[Recorded data]:
-- begin --

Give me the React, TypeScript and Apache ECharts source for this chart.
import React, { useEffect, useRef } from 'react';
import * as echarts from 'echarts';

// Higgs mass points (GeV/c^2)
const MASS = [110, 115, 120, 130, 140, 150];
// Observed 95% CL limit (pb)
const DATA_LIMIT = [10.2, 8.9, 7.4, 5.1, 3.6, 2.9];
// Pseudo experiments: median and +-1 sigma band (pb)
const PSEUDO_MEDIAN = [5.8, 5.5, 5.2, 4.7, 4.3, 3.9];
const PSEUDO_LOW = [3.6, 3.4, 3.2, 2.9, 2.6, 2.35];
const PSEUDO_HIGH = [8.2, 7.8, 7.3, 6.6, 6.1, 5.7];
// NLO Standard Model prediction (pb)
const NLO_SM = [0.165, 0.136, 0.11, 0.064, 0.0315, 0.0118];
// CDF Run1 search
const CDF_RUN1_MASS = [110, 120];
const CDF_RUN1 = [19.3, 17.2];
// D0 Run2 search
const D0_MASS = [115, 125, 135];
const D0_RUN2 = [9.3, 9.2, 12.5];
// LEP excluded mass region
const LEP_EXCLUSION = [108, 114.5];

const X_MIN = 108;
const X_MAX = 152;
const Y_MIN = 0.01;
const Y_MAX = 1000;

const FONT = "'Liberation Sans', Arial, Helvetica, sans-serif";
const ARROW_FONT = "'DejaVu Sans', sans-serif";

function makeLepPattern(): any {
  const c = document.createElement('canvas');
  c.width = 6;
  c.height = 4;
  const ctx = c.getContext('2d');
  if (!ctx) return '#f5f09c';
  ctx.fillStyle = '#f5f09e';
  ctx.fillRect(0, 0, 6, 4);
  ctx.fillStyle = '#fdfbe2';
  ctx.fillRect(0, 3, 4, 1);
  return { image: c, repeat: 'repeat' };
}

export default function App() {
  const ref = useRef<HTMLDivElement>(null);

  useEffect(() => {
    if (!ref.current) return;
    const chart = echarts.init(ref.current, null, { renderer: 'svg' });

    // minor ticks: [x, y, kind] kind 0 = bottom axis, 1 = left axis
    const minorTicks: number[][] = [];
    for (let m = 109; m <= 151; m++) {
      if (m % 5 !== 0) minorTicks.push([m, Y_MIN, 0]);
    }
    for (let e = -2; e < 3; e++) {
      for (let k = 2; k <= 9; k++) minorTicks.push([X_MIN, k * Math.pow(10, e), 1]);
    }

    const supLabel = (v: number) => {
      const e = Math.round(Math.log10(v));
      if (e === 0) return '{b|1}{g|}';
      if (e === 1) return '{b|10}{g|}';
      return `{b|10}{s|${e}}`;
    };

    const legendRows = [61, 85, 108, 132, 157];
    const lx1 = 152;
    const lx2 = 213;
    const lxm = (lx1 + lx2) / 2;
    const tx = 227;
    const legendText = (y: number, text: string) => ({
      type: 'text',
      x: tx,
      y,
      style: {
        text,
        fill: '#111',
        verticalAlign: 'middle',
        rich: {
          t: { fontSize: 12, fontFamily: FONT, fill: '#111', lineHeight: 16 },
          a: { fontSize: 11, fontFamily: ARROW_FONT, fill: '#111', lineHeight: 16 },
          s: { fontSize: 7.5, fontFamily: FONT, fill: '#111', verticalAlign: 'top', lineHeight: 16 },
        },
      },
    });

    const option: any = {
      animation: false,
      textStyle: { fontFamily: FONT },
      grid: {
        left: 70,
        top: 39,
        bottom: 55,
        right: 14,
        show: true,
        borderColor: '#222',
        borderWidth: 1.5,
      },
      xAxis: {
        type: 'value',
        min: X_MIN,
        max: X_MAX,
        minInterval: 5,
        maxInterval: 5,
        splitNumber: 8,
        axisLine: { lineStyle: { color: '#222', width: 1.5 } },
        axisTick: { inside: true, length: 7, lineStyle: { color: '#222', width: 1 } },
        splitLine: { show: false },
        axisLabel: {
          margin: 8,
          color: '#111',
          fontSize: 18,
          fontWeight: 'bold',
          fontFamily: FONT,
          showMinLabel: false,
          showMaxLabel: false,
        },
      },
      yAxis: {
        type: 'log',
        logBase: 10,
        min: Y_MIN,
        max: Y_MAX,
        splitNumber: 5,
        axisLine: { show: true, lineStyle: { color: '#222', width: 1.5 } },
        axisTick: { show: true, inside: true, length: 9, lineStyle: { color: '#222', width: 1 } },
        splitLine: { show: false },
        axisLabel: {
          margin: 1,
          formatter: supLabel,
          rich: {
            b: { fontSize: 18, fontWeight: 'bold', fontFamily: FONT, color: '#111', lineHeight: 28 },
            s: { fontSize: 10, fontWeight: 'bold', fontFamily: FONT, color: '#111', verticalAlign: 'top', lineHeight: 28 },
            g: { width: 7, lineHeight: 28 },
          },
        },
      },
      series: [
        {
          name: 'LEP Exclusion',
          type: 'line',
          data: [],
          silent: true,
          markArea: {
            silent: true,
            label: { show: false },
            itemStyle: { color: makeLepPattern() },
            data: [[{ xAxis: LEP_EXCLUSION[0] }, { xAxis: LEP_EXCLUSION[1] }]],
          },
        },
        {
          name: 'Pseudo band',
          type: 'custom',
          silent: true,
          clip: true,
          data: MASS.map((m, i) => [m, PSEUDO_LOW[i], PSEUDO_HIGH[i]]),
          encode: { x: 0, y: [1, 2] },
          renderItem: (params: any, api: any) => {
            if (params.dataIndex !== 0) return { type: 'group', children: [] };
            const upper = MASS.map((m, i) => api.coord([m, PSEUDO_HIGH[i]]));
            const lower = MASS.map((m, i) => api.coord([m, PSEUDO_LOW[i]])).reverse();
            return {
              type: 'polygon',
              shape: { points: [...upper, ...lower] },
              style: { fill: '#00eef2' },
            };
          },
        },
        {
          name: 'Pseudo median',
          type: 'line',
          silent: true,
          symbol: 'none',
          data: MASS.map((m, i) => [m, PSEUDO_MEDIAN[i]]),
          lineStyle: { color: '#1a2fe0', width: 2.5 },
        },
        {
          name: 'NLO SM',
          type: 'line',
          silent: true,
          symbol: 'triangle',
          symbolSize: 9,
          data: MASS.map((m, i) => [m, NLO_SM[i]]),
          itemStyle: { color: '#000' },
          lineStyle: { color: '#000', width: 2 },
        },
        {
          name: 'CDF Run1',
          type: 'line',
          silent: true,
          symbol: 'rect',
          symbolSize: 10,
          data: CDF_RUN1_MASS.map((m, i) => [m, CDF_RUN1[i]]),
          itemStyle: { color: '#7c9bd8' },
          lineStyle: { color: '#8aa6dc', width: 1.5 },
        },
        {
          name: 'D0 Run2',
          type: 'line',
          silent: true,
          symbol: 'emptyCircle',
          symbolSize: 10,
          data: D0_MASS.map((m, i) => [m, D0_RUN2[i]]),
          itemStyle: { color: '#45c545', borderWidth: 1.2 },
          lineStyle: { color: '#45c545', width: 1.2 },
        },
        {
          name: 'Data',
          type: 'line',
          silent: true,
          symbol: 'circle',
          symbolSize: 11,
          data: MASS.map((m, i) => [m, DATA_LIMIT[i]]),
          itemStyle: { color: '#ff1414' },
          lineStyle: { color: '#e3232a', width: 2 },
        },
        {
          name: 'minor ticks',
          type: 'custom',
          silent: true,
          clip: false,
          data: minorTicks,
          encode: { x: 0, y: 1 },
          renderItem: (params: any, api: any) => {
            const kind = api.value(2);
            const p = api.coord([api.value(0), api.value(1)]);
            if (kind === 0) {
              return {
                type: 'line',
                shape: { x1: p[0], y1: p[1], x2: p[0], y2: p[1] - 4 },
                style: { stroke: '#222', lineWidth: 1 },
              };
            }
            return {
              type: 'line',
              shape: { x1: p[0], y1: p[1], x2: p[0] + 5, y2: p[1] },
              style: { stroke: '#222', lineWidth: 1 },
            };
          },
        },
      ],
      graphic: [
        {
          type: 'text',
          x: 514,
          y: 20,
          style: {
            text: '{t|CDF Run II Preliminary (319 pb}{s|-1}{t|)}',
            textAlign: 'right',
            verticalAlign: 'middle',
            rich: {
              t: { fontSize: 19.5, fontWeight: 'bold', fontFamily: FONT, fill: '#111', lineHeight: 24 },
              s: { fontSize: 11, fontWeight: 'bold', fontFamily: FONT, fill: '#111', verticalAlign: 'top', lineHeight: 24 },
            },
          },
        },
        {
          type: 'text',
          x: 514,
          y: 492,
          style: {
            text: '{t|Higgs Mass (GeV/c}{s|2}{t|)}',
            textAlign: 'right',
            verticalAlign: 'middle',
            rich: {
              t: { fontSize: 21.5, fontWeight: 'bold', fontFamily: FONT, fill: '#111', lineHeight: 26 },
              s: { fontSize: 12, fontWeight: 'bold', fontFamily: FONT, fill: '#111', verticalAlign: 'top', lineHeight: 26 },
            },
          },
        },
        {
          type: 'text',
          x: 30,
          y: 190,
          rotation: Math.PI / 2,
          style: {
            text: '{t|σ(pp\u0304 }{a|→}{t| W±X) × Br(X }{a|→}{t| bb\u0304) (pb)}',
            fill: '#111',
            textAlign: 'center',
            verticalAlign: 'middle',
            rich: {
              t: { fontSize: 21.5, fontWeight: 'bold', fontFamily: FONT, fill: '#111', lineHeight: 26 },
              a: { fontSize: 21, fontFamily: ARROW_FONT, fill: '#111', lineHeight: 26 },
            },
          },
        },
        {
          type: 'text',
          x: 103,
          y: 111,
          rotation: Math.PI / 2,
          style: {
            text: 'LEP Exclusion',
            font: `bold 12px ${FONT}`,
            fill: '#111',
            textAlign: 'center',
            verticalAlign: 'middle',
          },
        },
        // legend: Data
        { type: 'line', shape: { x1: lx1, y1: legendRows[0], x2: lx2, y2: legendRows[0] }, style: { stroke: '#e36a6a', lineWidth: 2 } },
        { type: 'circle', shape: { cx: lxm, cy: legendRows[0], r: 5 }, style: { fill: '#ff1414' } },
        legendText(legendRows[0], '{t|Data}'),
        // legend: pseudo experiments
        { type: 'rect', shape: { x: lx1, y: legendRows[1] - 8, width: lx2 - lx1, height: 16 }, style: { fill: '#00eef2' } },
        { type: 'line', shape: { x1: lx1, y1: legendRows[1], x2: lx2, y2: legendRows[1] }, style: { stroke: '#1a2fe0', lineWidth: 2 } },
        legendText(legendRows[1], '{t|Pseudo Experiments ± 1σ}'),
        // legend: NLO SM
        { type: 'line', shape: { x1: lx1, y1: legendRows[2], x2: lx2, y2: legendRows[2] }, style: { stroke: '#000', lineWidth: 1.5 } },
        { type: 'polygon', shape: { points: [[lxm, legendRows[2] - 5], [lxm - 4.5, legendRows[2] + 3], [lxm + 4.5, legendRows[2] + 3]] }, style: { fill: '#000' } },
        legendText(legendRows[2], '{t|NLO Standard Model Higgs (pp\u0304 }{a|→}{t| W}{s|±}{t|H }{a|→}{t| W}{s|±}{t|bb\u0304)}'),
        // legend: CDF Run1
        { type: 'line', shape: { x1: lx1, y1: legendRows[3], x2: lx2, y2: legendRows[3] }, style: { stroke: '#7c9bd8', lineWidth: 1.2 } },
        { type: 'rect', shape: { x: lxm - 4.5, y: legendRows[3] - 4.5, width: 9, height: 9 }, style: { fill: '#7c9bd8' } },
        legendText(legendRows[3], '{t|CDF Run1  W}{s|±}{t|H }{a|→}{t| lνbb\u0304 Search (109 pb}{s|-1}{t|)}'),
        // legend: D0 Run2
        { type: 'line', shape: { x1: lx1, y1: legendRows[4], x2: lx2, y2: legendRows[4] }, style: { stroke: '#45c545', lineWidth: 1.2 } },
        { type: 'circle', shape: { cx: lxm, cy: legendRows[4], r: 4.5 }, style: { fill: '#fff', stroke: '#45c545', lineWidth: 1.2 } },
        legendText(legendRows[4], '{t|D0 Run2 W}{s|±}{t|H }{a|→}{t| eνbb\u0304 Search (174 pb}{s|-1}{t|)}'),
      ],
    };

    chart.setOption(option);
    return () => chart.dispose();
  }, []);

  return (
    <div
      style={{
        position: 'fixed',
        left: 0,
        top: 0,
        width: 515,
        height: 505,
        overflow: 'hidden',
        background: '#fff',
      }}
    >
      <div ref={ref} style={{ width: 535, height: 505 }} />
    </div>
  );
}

-- end --

[What this task involves]: Print the material above verbatim, first line through the line containing "import * as echarts from 'echarts';", both included.

[Output]:
Give me the React, TypeScript and Apache ECharts source for this chart.
import React, { useEffect, useRef } from 'react';
import * as echarts from 'echarts';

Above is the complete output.